I started by getting all of our content which is_about Python, or about a topic related to python:

titles = [i.n for i in graph.cypher.execute('''MATCH (n)-[r:is_about]-(m:StackOverflowTag {name:'Python'}) return distinct n''')]
t2 = [i.n for i in graph.cypher.execute('''MATCH (n)-[r:is_about]-(m:StackOverflowTag)-[:related_to]-(m:StackOverflowTag {name:'Python'}) where has(n.name) return distinct n''')]
titles.extend(t2)

then hydrated this further by going one or two hops down each path in various directions, to get a large set of topics and content related to Python.

Visualising the graph

Since I started working with graphs, two visualisation tools I’ve always used are Gephi and Sigma.js.

Gephi is a great solution for analysing and exploring graphical data, allowing you to apply a plethora of different layout options, find out more about the statistics of the network, and to filter and change how the graph is displayed.

Sigma.js is a lightweight JavaScript library which allows you to publish beautiful graph visualisations in a browser, and it copes very well with even very large graphs.

Gephi has a great plugin which allows you to export your graph straight into a web page which you can host, share and adapt.

More recently, Linkurious have made it their mission to bring graph visualisation to the masses. I highly advise trying the demo of their product. It really shows how much value it’s possible to get out of graph based data. Imagine if your Customer Relations team were able to do a single query to view the entire history of a case or customer, laid out as a beautiful graph, full of glyphs and annotations.

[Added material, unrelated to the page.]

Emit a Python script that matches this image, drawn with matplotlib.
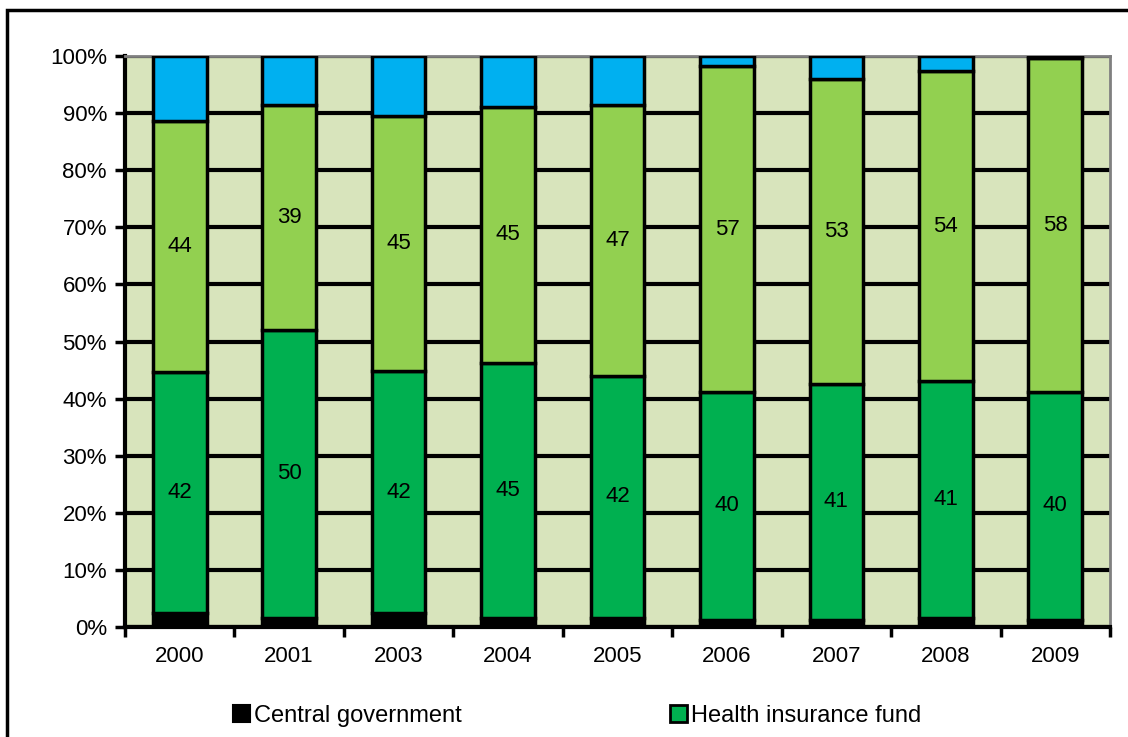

Linkurious have built their product on top of Sigma.js, and they’ve made available much of the work they’ve done as the open source Linkurious.js. This is essentially Sigma.js, with a few changes to the API, and an even greater variety of plugins. On Github, each plugin has an API page in the wiki and a downloadable demo. It’s worth cloning the repository just to see the things it’s capable of!